■ **WRITTEN INSTRUCTION**
Reproduce the listing below in full and without alteration, apart from its pictures.

■ **INFORMATION PROVIDED**
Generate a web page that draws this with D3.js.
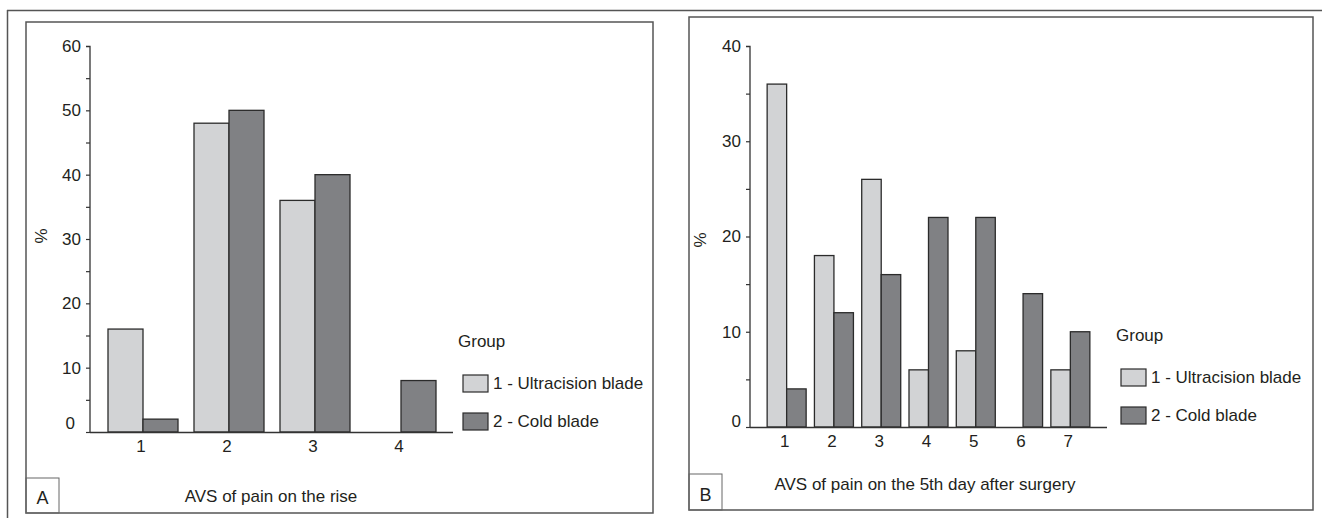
<!DOCTYPE html>
<html>
<head>
<meta charset="utf-8">
<script src="https://cdn.jsdelivr.net/npm/d3@7/dist/d3.min.js"></script>
<style>
html,body{margin:0;padding:0;background:#fff;}
svg text{font-family:"Liberation Sans",Arial,sans-serif;fill:#231f20;}
</style>
</head>
<body>
<svg id="c" width="1322" height="518"></svg>
<script>
// ---- Data ----
const seriesNames = ["1 - Ultracision blade", "2 - Cold blade"];
const catsA = ["1", "2", "3", "4"];
const ultraA = [16, 48, 36, 0];
const coldA = [2, 50, 40, 8];
const ticksA = [0, 10, 20, 30, 40, 50, 60];
const catsB = ["1", "2", "3", "4", "5", "6", "7"];
const ultraB = [36, 18, 26, 6, 8, 0, 6];
const coldB = [4, 12, 16, 22, 22, 14, 10];
const ticksB = [0, 10, 20, 30, 40];
const titleA = "AVS of pain on the rise";
const titleB = "AVS of pain on the 5th day after surgery";

const colors = ["#d2d3d5", "#808184"];
const svg = d3.select("#c");
const FS = 17;

// outer frame lines
svg.append("line").attr("x1",7).attr("y1",10.5).attr("x2",1322).attr("y2",10.5).attr("stroke","#555").attr("stroke-width",1.5);
svg.append("line").attr("x1",7.5).attr("y1",10).attr("x2",7.5).attr("y2",518).attr("stroke","#555").attr("stroke-width",1.5);

function panel(cfg){
  const g = svg.append("g");
  // box
  g.append("rect").attr("x",cfg.box[0]).attr("y",cfg.box[1]).attr("width",cfg.box[2]-cfg.box[0]).attr("height",cfg.box[3]-cfg.box[1])
    .attr("fill","none").attr("stroke","#555").attr("stroke-width",1.5);
  // label box
  g.append("rect").attr("x",cfg.box[0]).attr("y",cfg.lbl[1]).attr("width",cfg.lbl[0]-cfg.box[0]).attr("height",cfg.box[3]-cfg.lbl[1])
    .attr("fill","none").attr("stroke","#666").attr("stroke-width",1);
  g.append("text").attr("x",(cfg.box[0]+cfg.lbl[0])/2).attr("y",cfg.box[3]-9).attr("text-anchor","middle")
    .attr("font-size",FS+1).text(cfg.letter);

  const y = d3.scaleLinear().domain([0, cfg.ymax]).range([cfg.y0, cfg.ytop]);
  const x = d3.scaleBand().domain(cfg.cats).range(cfg.xr).paddingInner(0).paddingOuter(0);
  const bw = cfg.bw;

  // y axis
  const yAxis = d3.axisLeft(y).tickValues(d3.range(0, cfg.ymax+0.1, 5)).tickSize(4).tickPadding(5)
    .tickFormat(d => cfg.ticks.includes(d) ? d : "");
  const ya = g.append("g").attr("transform",`translate(${cfg.ax},0)`).call(yAxis);
  ya.select(".domain").attr("stroke","#333").attr("stroke-width",1.3).attr("d",`M-4,${y(cfg.ymax)+0.5}H0V${cfg.y0}`);
  ya.selectAll(".tick line").attr("stroke","#333").attr("stroke-width",1.2);
  ya.selectAll(".tick text").attr("font-size",FS).attr("font-family",'"Liberation Sans",Arial,sans-serif').attr("fill","#231f20");
  ya.selectAll(".tick").filter(d=>d===0).select("text").attr("dy",cfg.zeroDy).attr("x",cfg.zeroX);
  ya.selectAll(".tick").filter(d=>d===cfg.ymax).select("line").remove();

  // bars
  const data = [];
  cfg.cats.forEach((c,i)=>{
    [cfg.s1[i], cfg.s2[i]].forEach((v,k)=>{ data.push({c, k, v}); });
  });
  g.selectAll("rect.bar").data(data.filter(d=>d.v>0)).join("rect").attr("class","bar")
    .attr("x", d => x(d.c) + x.bandwidth()/2 + (d.k===0 ? -bw : 0))
    .attr("y", d => y(d.v))
    .attr("width", bw)
    .attr("height", d => y(0) - y(d.v))
    .attr("fill", d => colors[d.k])
    .attr("stroke", "#2b2b2b").attr("stroke-width",1.3);

  // x axis
  const xAxis = d3.axisBottom(x).tickSize(0).tickPadding(8);
  const xa = g.append("g").attr("transform",`translate(0,${cfg.y0})`).call(xAxis);
  xa.select(".domain").attr("stroke","#333").attr("stroke-width",1.3).attr("d",`M${cfg.ax},0.5H${cfg.xend}`);
  xa.selectAll(".tick text").attr("font-size",FS).attr("font-family",'"Liberation Sans",Arial,sans-serif').attr("fill","#231f20").attr("dx",-2);

  // axis titles
  g.append("text").attr("x",cfg.titleX).attr("y",cfg.titleY).attr("text-anchor","middle").attr("font-size",FS).text(cfg.title);
  g.append("text").attr("transform",`translate(${cfg.pctX},${cfg.pctY}) rotate(-90)`).attr("text-anchor","middle").attr("font-size",FS).text("%");

  // legend
  const L = g.append("g").attr("transform",`translate(${cfg.leg[0]},${cfg.leg[1]})`);
  L.append("text").attr("x",-5).attr("y",0).attr("font-size",FS).text("Group");
  seriesNames.forEach((s,i)=>{
    const yy = 28 + i*38;
    L.append("rect").attr("x",0).attr("y",yy).attr("width",25).attr("height",17)
      .attr("fill",colors[i]).attr("stroke","#2b2b2b").attr("stroke-width",1.2);
    L.append("text").attr("x",30).attr("y",yy+14).attr("font-size",FS).text(s);
  });
}

panel({box:[26,22,653,513], lbl:[59,478], letter:"A",
  cats:catsA, s1:ultraA, s2:coldA, ticks:ticksA, ymax:60,
  ax:90, y0:432, ytop:46, xr:[100,444], xend:453, bw:35,
  zeroDy:"-0.2em", zeroX:-15,
  title:titleA, titleX:271, titleY:502, pctX:47, pctY:236,
  leg:[463,347]});

panel({box:[689,17,1313,510], lbl:[722,474], letter:"B",
  cats:catsB, s1:ultraB, s2:coldB, ticks:ticksB, ymax:40,
  ax:750, y0:427, ytop:46, xr:[763,1094], xend:1107, bw:19.5,
  zeroDy:"-0.05em", zeroX:-9,
  title:titleB, titleX:925, titleY:490, pctX:706, pctY:240,
  leg:[1121,341]});
</script>
</body>
</html>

■ **TASK OUTPUT**
Generate a web page that draws this with D3.js.
<!DOCTYPE html>
<html>
<head>
<meta charset="utf-8">
<script src="https://cdn.jsdelivr.net/npm/d3@7/dist/d3.min.js"></script>
<style>
html,body{margin:0;padding:0;background:#fff;}
svg text{font-family:"Liberation Sans",Arial,sans-serif;fill:#231f20;}
</style>
</head>
<body>
<svg id="c" width="1322" height="518"></svg>
<script>
// ---- Data ----
const seriesNames = ["1 - Ultracision blade", "2 - Cold blade"];
const catsA = ["1", "2", "3", "4"];
const ultraA = [16, 48, 36, 0];
const coldA = [2, 50, 40, 8];
const ticksA = [0, 10, 20, 30, 40, 50, 60];
const catsB = ["1", "2", "3", "4", "5", "6", "7"];
const ultraB = [36, 18, 26, 6, 8, 0, 6];
const coldB = [4, 12, 16, 22, 22, 14, 10];
const ticksB = [0, 10, 20, 30, 40];
const titleA = "AVS of pain on the rise";
const titleB = "AVS of pain on the 5th day after surgery";

const colors = ["#d2d3d5", "#808184"];
const svg = d3.select("#c");
const FS = 17;

// outer frame lines
svg.append("line").attr("x1",7).attr("y1",10.5).attr("x2",1322).attr("y2",10.5).attr("stroke","#555").attr("stroke-width",1.5);
svg.append("line").attr("x1",7.5).attr("y1",10).attr("x2",7.5).attr("y2",518).attr("stroke","#555").attr("stroke-width",1.5);

function panel(cfg){
  const g = svg.append("g");
  // box
  g.append("rect").attr("x",cfg.box[0]).attr("y",cfg.box[1]).attr("width",cfg.box[2]-cfg.box[0]).attr("height",cfg.box[3]-cfg.box[1])
    .attr("fill","none").attr("stroke","#555").attr("stroke-width",1.5);
  // label box
  g.append("rect").attr("x",cfg.box[0]).attr("y",cfg.lbl[1]).attr("width",cfg.lbl[0]-cfg.box[0]).attr("height",cfg.box[3]-cfg.lbl[1])
    .attr("fill","none").attr("stroke","#666").attr("stroke-width",1);
  g.append("text").attr("x",(cfg.box[0]+cfg.lbl[0])/2).attr("y",cfg.box[3]-9).attr("text-anchor","middle")
    .attr("font-size",FS+1).text(cfg.letter);

  const y = d3.scaleLinear().domain([0, cfg.ymax]).range([cfg.y0, cfg.ytop]);
  const x = d3.scaleBand().domain(cfg.cats).range(cfg.xr).paddingInner(0).paddingOuter(0);
  const bw = cfg.bw;

  // y axis
  const yAxis = d3.axisLeft(y).tickValues(d3.range(0, cfg.ymax+0.1, 5)).tickSize(4).tickPadding(5)
    .tickFormat(d => cfg.ticks.includes(d) ? d : "");
  const ya = g.append("g").attr("transform",`translate(${cfg.ax},0)`).call(yAxis);
  ya.select(".domain").attr("stroke","#333").attr("stroke-width",1.3).attr("d",`M-4,${y(cfg.ymax)+0.5}H0V${cfg.y0}`);
  ya.selectAll(".tick line").attr("stroke","#333").attr("stroke-width",1.2);
  ya.selectAll(".tick text").attr("font-size",FS).attr("font-family",'"Liberation Sans",Arial,sans-serif').attr("fill","#231f20");
  ya.selectAll(".tick").filter(d=>d===0).select("text").attr("dy",cfg.zeroDy).attr("x",cfg.zeroX);
  ya.selectAll(".tick").filter(d=>d===cfg.ymax).select("line").remove();

  // bars
  const data = [];
  cfg.cats.forEach((c,i)=>{
    [cfg.s1[i], cfg.s2[i]].forEach((v,k)=>{ data.push({c, k, v}); });
  });
  g.selectAll("rect.bar").data(data.filter(d=>d.v>0)).join("rect").attr("class","bar")
    .attr("x", d => x(d.c) + x.bandwidth()/2 + (d.k===0 ? -bw : 0))
    .attr("y", d => y(d.v))
    .attr("width", bw)
    .attr("height", d => y(0) - y(d.v))
    .attr("fill", d => colors[d.k])
    .attr("stroke", "#2b2b2b").attr("stroke-width",1.3);

  // x axis
  const xAxis = d3.axisBottom(x).tickSize(0).tickPadding(8);
  const xa = g.append("g").attr("transform",`translate(0,${cfg.y0})`).call(xAxis);
  xa.select(".domain").attr("stroke","#333").attr("stroke-width",1.3).attr("d",`M${cfg.ax},0.5H${cfg.xend}`);
  xa.selectAll(".tick text").attr("font-size",FS).attr("font-family",'"Liberation Sans",Arial,sans-serif').attr("fill","#231f20").attr("dx",-2);

  // axis titles
  g.append("text").attr("x",cfg.titleX).attr("y",cfg.titleY).attr("text-anchor","middle").attr("font-size",FS).text(cfg.title);
  g.append("text").attr("transform",`translate(${cfg.pctX},${cfg.pctY}) rotate(-90)`).attr("text-anchor","middle").attr("font-size",FS).text("%");

  // legend
  const L = g.append("g").attr("transform",`translate(${cfg.leg[0]},${cfg.leg[1]})`);
  L.append("text").attr("x",-5).attr("y",0).attr("font-size",FS).text("Group");
  seriesNames.forEach((s,i)=>{
    const yy = 28 + i*38;
    L.append("rect").attr("x",0).attr("y",yy).attr("width",25).attr("height",17)
      .attr("fill",colors[i]).attr("stroke","#2b2b2b").attr("stroke-width",1.2);
    L.append("text").attr("x",30).attr("y",yy+14).attr("font-size",FS).text(s);
  });
}

panel({box:[26,22,653,513], lbl:[59,478], letter:"A",
  cats:catsA, s1:ultraA, s2:coldA, ticks:ticksA, ymax:60,
  ax:90, y0:432, ytop:46, xr:[100,444], xend:453, bw:35,
  zeroDy:"-0.2em", zeroX:-15,
  title:titleA, titleX:271, titleY:502, pctX:47, pctY:236,
  leg:[463,347]});

panel({box:[689,17,1313,510], lbl:[722,474], letter:"B",
  cats:catsB, s1:ultraB, s2:coldB, ticks:ticksB, ymax:40,
  ax:750, y0:427, ytop:46, xr:[763,1094], xend:1107, bw:19.5,
  zeroDy:"-0.05em", zeroX:-9,
  title:titleB, titleX:925, titleY:490, pctX:706, pctY:240,
  leg:[1121,341]});
</script>
</body>
</html>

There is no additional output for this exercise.